※本記事は、『地方勤務医という選択』(医療法人南労会紀和病院理事長 佐藤雅司著)から一部を抜粋・再編集したものです。

今後価値の下がる医師、ニーズの高まる医師

前述のとおり、人口減少、高齢者の減少に伴って医師に対するニーズが変化し始めるのは確実です。厚生労働省が20年後に到来すると予想する「医師余り社会」では、疾病構造を含む社会の変化に適合する医師は必要とされますが、そうでない医師の価値は確実に下がります。

 

医師のニーズが変化する要因にはもう一つ、現在は医師にしかできない医療行為の開放があります。
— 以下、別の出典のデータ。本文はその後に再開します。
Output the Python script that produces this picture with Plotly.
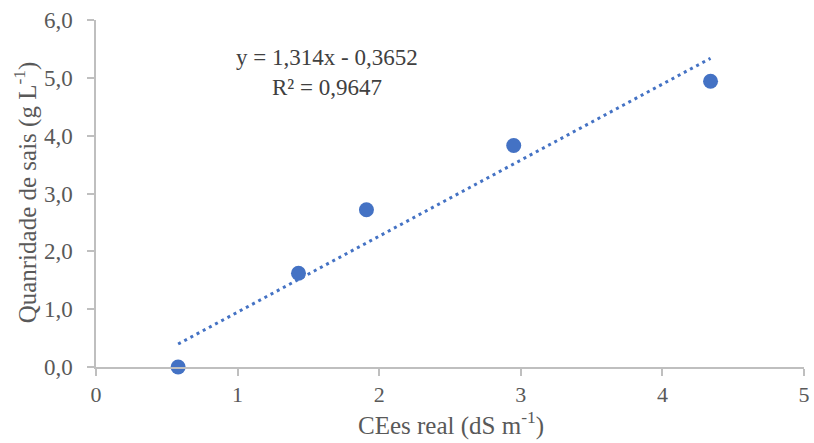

医師の長時間労働を減らすためとして、厚生労働省は近年、コメディカルの業務拡大を図ってきました。例えば看護師については、研修を受け医師からの指示があれば、国が指定した38種の「特定行為」を行うことが認められています。気管カニューレの交換やCVカテーテルの抜去など、看護師による代替が進んでいる治療行為もあり、今後は医師の手を必要としない業務が増えそうです。

 

コメディカルだけでなくAIによる代替も近い将来進んでいくでしょう。すでに診断では人を上回る能力を見せ始めているシステムもあるので、今後、人と会話しながら問診を行うなどの仕組みが完成すれば、医師が不要になるシーンが確実に増加します。

 

例えば咳と鼻水が主訴という患者がオンラインでAIの診療を受けるというシステムの実現は、現在の技術でもさほど難しくありません。問診をもとにAIが診断を下して処方を決め、薬剤師が薬を出すといった流れで治療が進めば、医師は不要です。

 

法制度上の問題は多々ありますが、こういった仕組みが稼働すれば、医療財源の保持にもつながるので、行政府や立法府は間違いなく、なるべく医師を外す方向へと舵を切るはずです。

 

したがって、将来的にはコメディカルやAIが代替できる技能をキャリアとする医師の価値は大幅に下がると考えられます。注射や採血といったコメディカルでも可能な手技しかできない医師や、診断等AIが得意とする業務を主な仕事とする医師は、不要と判断される時代がやってくるのです。一方、来るべきそんな社会で必要とされるのは、疾病構造がもたらすニーズの変化に適合したキャリアを持つ医師でしょう。